Tromso, June 5th 2002,
Greetings from Norway,
Vagabond and her crew are now in Tromso (69-39N 18-58E), since 3rd of June, town from where polar explorers were starting their expeditions during the 19th Century. The director of the Polar Museum, very enthusiastic, invited us to rediscover the great adventures of famous Nansen, Amundsen, and other norwegian heros. Today, the town is very busy with the university and the polar institute.
The french frigate Montcalm, on her way to Murmansk, is also in Tromso now. After having welcomed us very well on board, the captain visited Vagabond yesterday; he will meet the french ambassador in Russia and the Murmansk's governor.
Escorted by many boats, Vagabond left Saint-Quay-Portrieux (Brittany) on 12th of May, with a good and strong wind. Amsterdam was our first stop, then Den Helder where we had appointment with our dutch partner Chartworx (electronic marine charts). On 21st of May, the crew was reaching Norway, at Egersund, where our partner C-Map gave us more charts. Along the magnificent fjords and enjoying very nice stops (Runde, Rorvik, Bodo, Reine and Svolvaer in the Lofoten), Vagabond crossed the polar circle on 29th of May, in ideal conditions.

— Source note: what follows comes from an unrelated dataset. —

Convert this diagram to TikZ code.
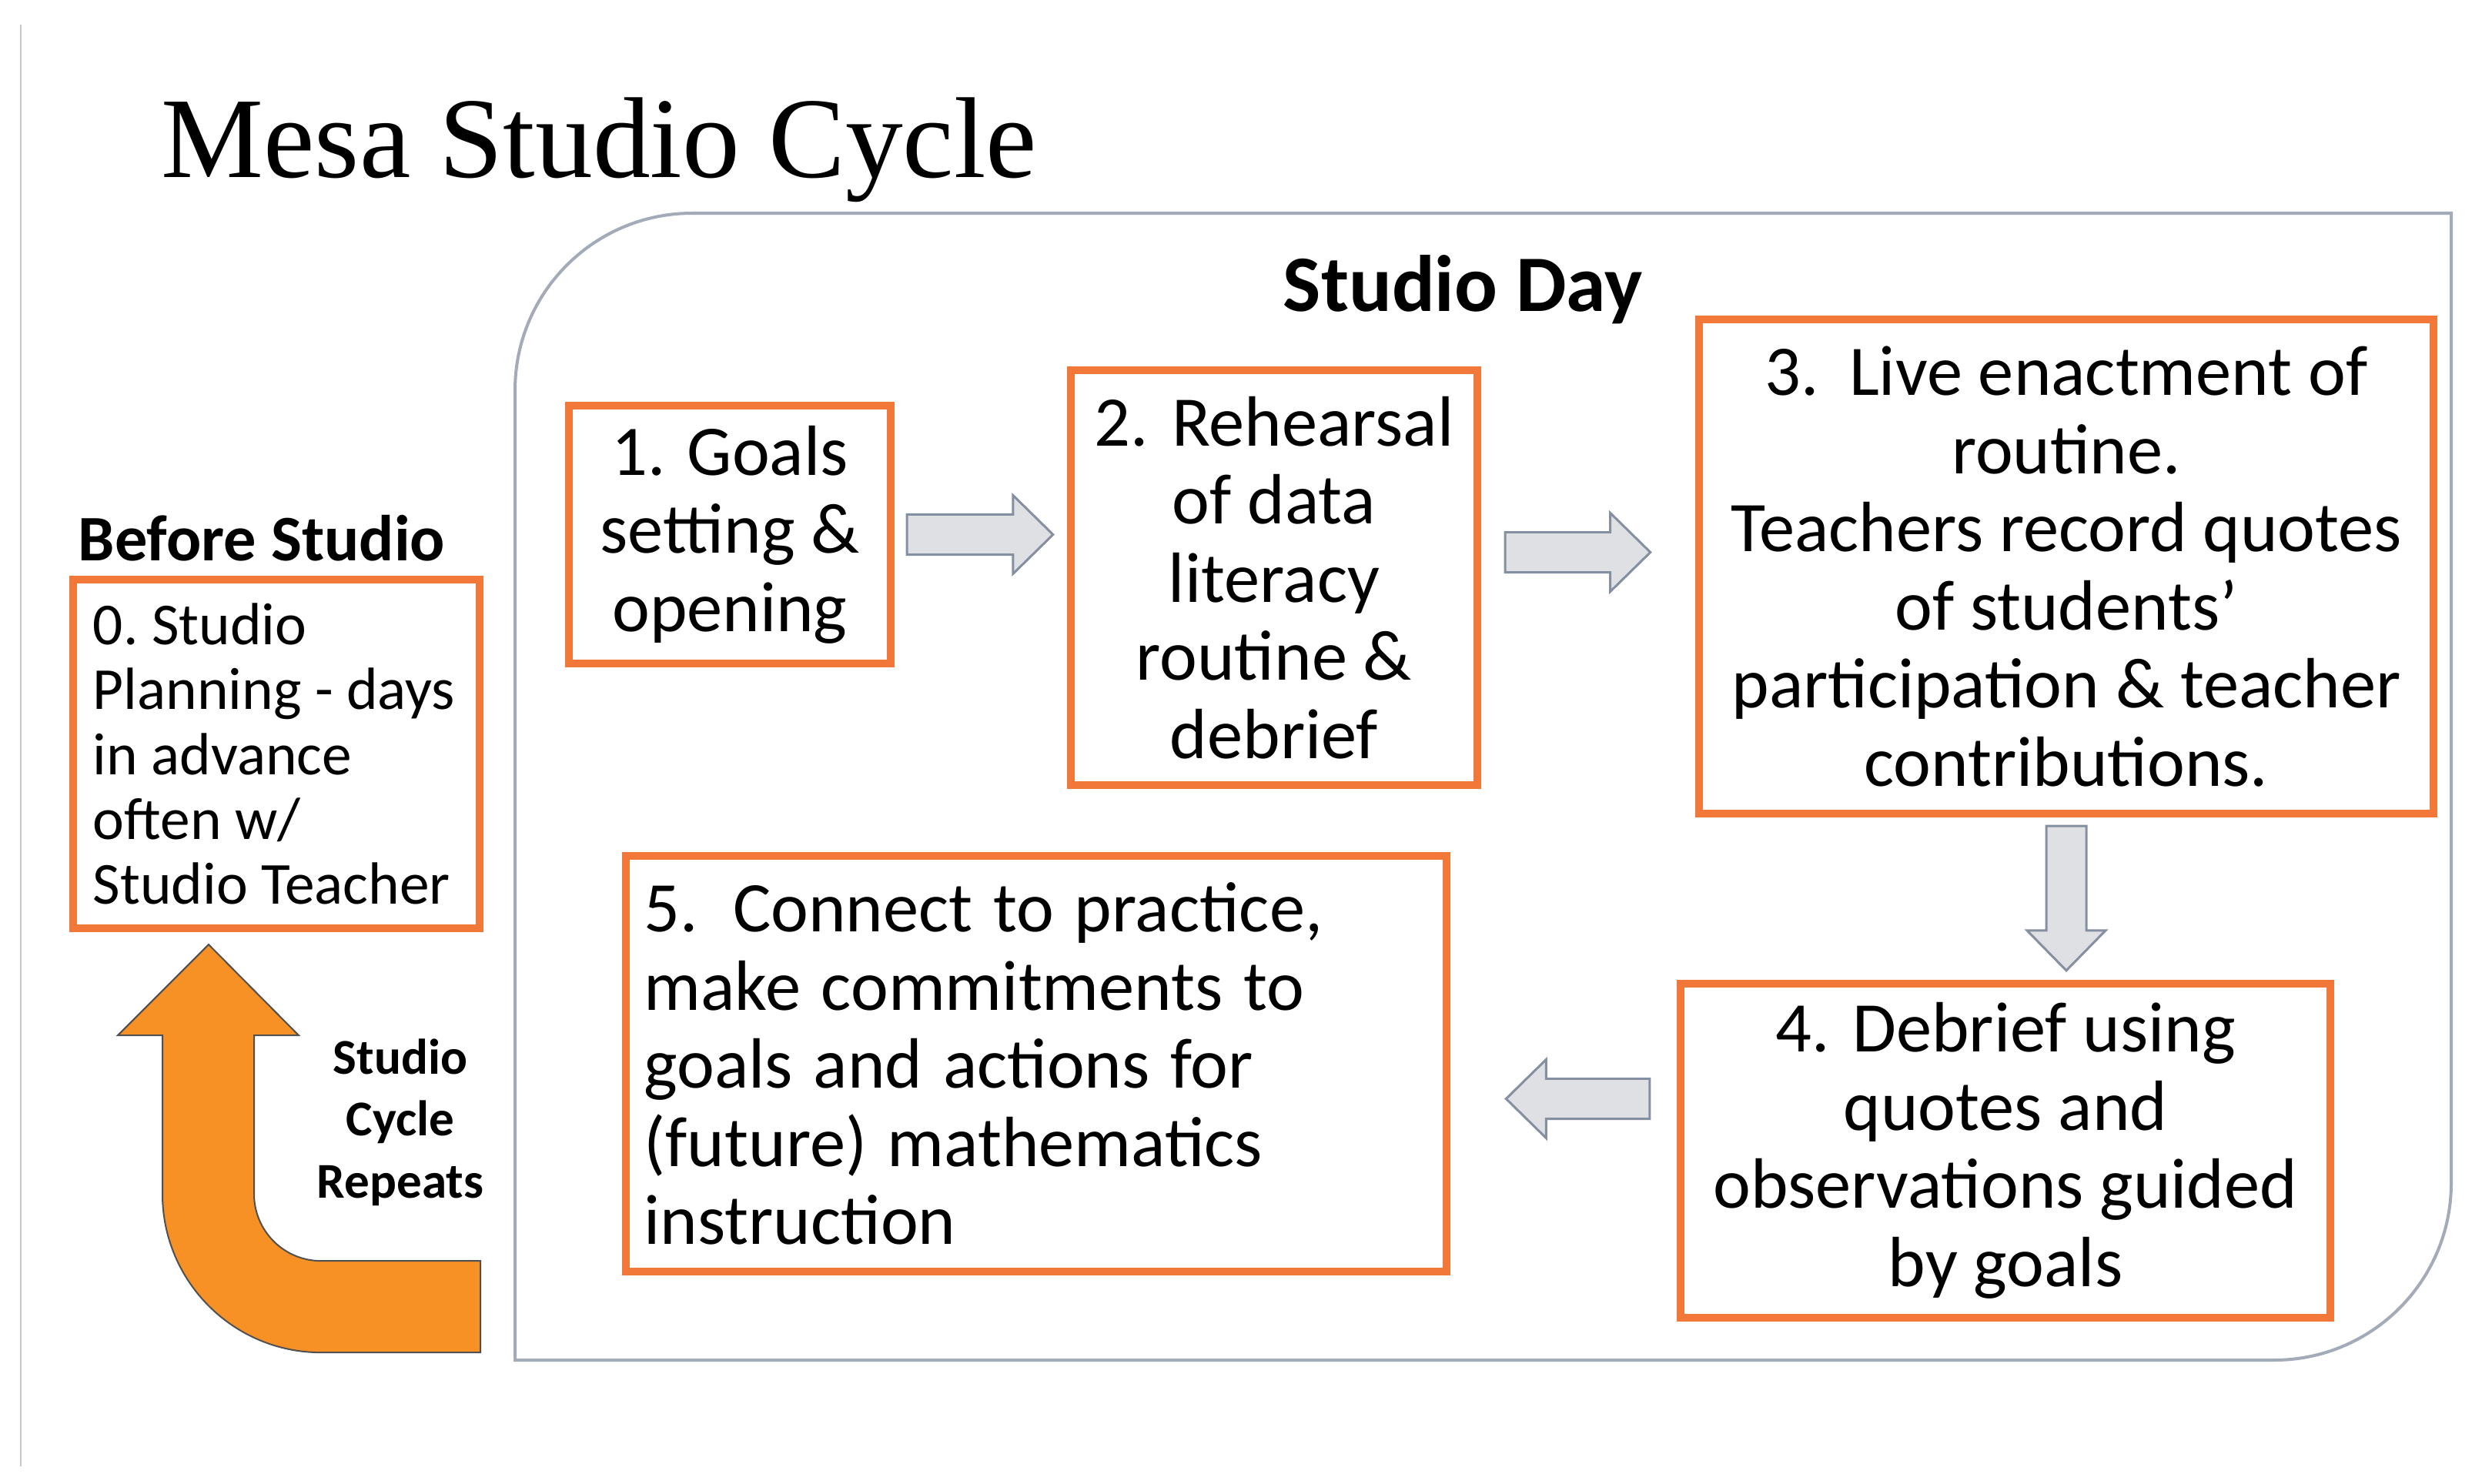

Thanks to the Gulf Stream, there is no drifting ice in Norway !
This month, Kathy Mansfield is telling her experience on board Vagabond in the american magazine Cruising World.>
To know more about our life on board Vagabond, to see pictures (photos and watercolors), or to follow us on the map (thanks to www.antarctica.org), you may visit our website www.vagabond.fr.A bientot !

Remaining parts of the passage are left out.